I once took a call from a member of the H&B Expeditionary Forces who’d traveled with us twice–once to southwest Ireland and once to the Scottish Lowlands. He began our conversation by saying, “Major, I’m ready to play true links golf again on some courses I’ve not played as yet. Before you recommend anything, remember that I’ve already played Ireland.”
I responded, “Mycroft”, (we don’t use real names here) “as I recall you spent a week in Ireland playing the courses from Old Head to Lahinch. You could spend another three weeks on the Emerald Isle playing a different links course every day and never play a single one you played on that first trip.”
And so it is about Ireland. The maps below show 25 courses ringing the Irish coastline that we think are worthy of leaving home to play. The total number of Irish courses we recommend is actually closer to 35 but we simply couldn’t squeeze them all onto the small map. The island has four golfing regions, each with a sufficient supply of fine courses to sustain your need for an overseas golf fix for at least a week. And you don’t have to confine your Irish expedition to only one region. In a week, you can cherry pick the best of two or three but not all four.
Dublin & Environs
Dublin is the best choice for those who want to limit their accommodations moves as well as those who plan to immerse themselves in the Irish culture. You can play eleven different courses, never change your lodging and never drive more than an hour to the course. If you stay in Dublin’s northeast suburbs, four fine links courses will be right on your door step. Baker’s Blog explores them all in The Best Golf Near Dublin.

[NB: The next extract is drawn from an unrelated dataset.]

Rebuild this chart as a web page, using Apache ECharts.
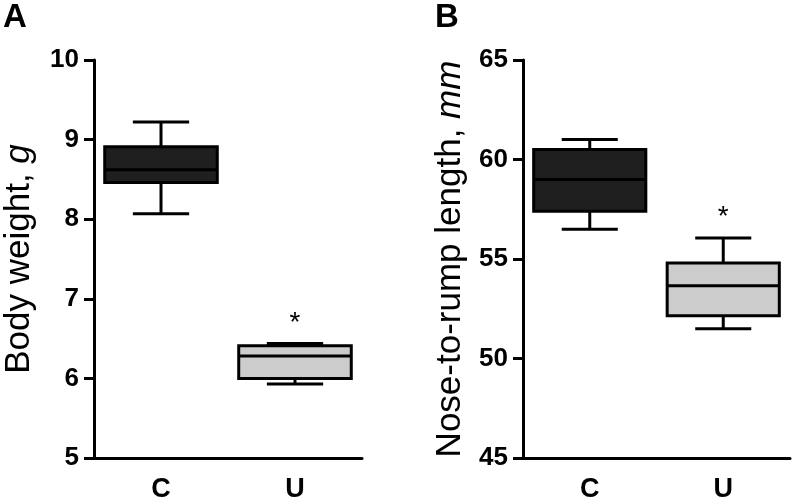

In the evenings there are Dublin’s many and varied pubs which have raised conversation and conviviality to the level of an Olympic sport. The restaurant choices range from a Michelin one star to a small place that makes perhaps the best Irish stew on the island. Add a plethora of museums, historic sites and shops and you’re sure to agree the Good Life in Dublin is truly great. The only drawback to the Dublin region is that it has the smallest supply of true links course of all the Irish regions–just five. On the other hand, the parkland offerings are as good as it gets.
If you want to play the two highest rated courses in Ireland, then you’ll need to go to Northern Ireland to play Royal County Down and Royal Portrush Dunluce. The former is stunningly beautiful and currently Golf Digest’s #1 course in the world. The latter is the only course off the island of Britain ever to host The Open Championship (1951) and is set to do so again in 2019. While you’re in the northeast, you can play six other fine links without much driving and only one accommodations change. But we caution you not to bring along companions whose luggage does not include golf clubs. Although we think this is the best region for links golf, we find it the least interesting for tourists. Despite years of searching, we’ve haven’t found sufficient off course activities to sustain one’s interest for more than three days or so.
Perfect Pairing: Morning play on the links of Portrush, Portstewart or Castlerock. The afternoon spent exploring Dunluce Castle and the Giants Causeway, a geological formation so unusual UNESCO has designated it a World Heritage Site.
Even though you may not recognise the names of any of the courses in the northwest and none has yet achieved a worldwide ranking, permit me to assure you this is outstanding links golf. These are the kind of rugged, natural and largely undiscovered courses that attracted visiting golfers to the British Isles in the first place. And because they are somewhat undiscovered, the region’s single most attractive feature is it’s value. A week spent in the northwest costs about $1000 less than a comparable week in any of the other three regions. But don’t wait too long to discover the northwest for yourself. The region recently bested every other part of Europe to be named Golf Destination of the Year by golf’s global travel trade organization. More golfers and higher prices are certain to follow.
Perfect Pairing: Play the natural links of Donegal Golf Club near Murvagh then drive to Donegal Town to shop for Irish tweeds at Magees. They feature those patchwork tweed caps your neighbours back home are certain to eny and you’ll appreciate on a biting, windy, cold Irish sort of morning.
If you plan to travel with tourists who don’t play golf, then you must spend at least some time in the southwest. Between the stunning scenery, the castles and the other historic sites, they’ll have plenty to do whilst you’re trudging around the course. The distances between courses and the poor road quality in this region mean you’ll spend more time driving in the southwest than you would in the other regions but your reward is four world ranked links and several other fine courses. This is the gorgeous seaside golf for which Ireland is justifiably famous. In fact, if there is another course in a more spectacular setting than Old Head we’ve not seen it. The views from Lahinch, Ballybunion, Tralee and Waterville aren’t far behind.
Perfect Pairing: Golf at Tralee preceded or followed by a meal at the nearby Oyster Tavern, the best seafood restaurant in the area. Order the pan-fried John Dory.